The full U.S. Court of Appeals for the 4th Circuit in Richmond, Virginia, reconsidered a divided ruling issued last year that found citizens have a “fundamental right” to own these weapons, and that laws restricting the right deserve the toughest level of constitutional scrutiny.

Writing for a nine-judge majority, U.S. Circuit Judge Robert King said that weapons such as M-16s and functionally equivalent guns that “are most useful in military service” aren’t protected by the Second Amendment as interpreted by the Supreme Court in the landmark District of Columbia v. Heller decision. That ruling limited the Second Amendment’s “core protection” to the ownership of handguns for purposes of self-defense within the home.

“Put simply,” King wrote, “we have no power to extend Second Amendment protection to the weapons of war that the Heller decision explicitly excluded from such coverage.”

The court separately rejected claims that Maryland’s assault weapons ban violated the 14th Amendment of the Constitution.

In 2013, then-Gov. Martin O’Malley (D) signed Maryland’s Firearm Safety Act in the wake of the massacre at Sandy Hook elementary school in Newtown, Connecticut. The 4th Circuit ruling begins by recounting this and other high-profile mass shootings ― including those in San Bernardino, California, and at the Pulse nightclub in Orlando, Florida.
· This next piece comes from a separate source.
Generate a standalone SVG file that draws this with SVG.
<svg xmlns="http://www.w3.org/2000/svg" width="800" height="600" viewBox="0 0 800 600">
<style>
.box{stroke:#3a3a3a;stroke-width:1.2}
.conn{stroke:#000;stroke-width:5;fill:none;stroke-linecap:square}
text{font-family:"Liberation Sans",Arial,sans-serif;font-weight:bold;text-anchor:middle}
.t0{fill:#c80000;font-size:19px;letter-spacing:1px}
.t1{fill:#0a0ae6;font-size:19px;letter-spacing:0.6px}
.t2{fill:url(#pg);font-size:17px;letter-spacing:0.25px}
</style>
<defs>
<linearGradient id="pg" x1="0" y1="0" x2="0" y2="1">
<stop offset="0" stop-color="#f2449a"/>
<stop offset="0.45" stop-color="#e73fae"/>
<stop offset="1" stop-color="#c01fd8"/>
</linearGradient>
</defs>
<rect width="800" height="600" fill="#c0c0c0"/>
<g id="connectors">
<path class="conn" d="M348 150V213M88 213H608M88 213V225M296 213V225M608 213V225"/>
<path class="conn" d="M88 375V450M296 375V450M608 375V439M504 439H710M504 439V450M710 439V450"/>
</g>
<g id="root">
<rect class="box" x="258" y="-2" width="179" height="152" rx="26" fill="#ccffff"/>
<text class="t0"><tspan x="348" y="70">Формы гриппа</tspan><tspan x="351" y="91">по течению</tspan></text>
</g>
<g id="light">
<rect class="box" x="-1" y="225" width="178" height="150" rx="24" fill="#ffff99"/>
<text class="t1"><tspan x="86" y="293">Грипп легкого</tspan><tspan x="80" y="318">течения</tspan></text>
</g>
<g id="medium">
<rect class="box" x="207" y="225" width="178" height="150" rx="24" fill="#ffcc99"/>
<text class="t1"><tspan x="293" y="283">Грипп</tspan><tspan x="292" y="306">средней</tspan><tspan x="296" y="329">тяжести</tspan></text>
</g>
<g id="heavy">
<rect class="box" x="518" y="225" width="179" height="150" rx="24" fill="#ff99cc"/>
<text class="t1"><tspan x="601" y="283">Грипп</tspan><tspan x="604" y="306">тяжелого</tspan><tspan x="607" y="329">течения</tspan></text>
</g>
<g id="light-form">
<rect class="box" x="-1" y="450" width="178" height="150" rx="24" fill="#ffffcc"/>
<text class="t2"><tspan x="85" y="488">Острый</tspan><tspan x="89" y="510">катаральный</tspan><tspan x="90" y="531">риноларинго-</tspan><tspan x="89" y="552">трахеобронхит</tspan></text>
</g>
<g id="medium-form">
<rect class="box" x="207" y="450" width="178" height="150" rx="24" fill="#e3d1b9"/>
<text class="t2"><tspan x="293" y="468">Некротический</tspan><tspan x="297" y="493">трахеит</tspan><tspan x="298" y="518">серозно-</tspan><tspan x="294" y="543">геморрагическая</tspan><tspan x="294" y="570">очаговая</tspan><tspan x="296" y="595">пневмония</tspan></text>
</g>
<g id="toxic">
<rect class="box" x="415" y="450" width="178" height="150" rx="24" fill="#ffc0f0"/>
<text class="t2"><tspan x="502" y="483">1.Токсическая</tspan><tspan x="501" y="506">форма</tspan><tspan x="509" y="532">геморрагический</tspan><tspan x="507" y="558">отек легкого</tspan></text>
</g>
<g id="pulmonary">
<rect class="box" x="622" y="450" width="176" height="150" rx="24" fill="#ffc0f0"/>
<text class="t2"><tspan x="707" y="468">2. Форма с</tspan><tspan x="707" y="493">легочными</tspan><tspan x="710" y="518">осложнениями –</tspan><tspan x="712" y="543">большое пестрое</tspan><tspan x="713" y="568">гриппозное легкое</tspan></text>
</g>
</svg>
The Maryland law, which imposes criminal penalties of up to three years in prison for violators, was challenged in federal court by two Maryland gun owners and a number of gun shops and gun rights’ groups.

In a separate opinion agreeing with the ruling, U.S. Circuit Judge J. Harvie Wilkinson wrote that legislatures are better equipped than courts to tackle the problem of gun control, and thus judges should be wary of “constitutionalizing” these legislative choices.

“To say in the wake of so many mass shootings in so many localities across this country that the people themselves are now to be rendered newly powerless, that all they can do is stand by and watch as federal courts design their destiny ― this would deliver a body blow to democracy as we have known it since the very founding of this nation,” Wilkinson wrote.

Four judges dissented from the ruling, which they said effectively allows “the Government ... to take semiautomatic rifles away from law-abiding American citizens.”

“In concluding that the Second Amendment does not even apply, the majority has gone to greater lengths than any other court to eviscerate the constitutionally guaranteed right to keep and bear arms,” wrote U.S. Circuit Judge William Traxler.

If appealed, at least four justices on the Supreme Court would need to agree to review the ruling. Neil Gorsuch, President Donald Trump’s nominee to fill the court’s vacancy, lacks a clear record on gun rights, but received a ringing endorsement from the National Rifle Association.

In recent years, the high court has been reluctant to clarify if the scope of the Second Amendment protections it announced in the Heller decision should be expanded beyond handguns, or to contexts that do not involve protecting one’s home.

In June, the court declined to review a challenge to a similar assault weapons ban enacted in Connecticut in the wake of the Sandy Hook massacre.

Language has been added to further explain the 4th Circuit’s decision.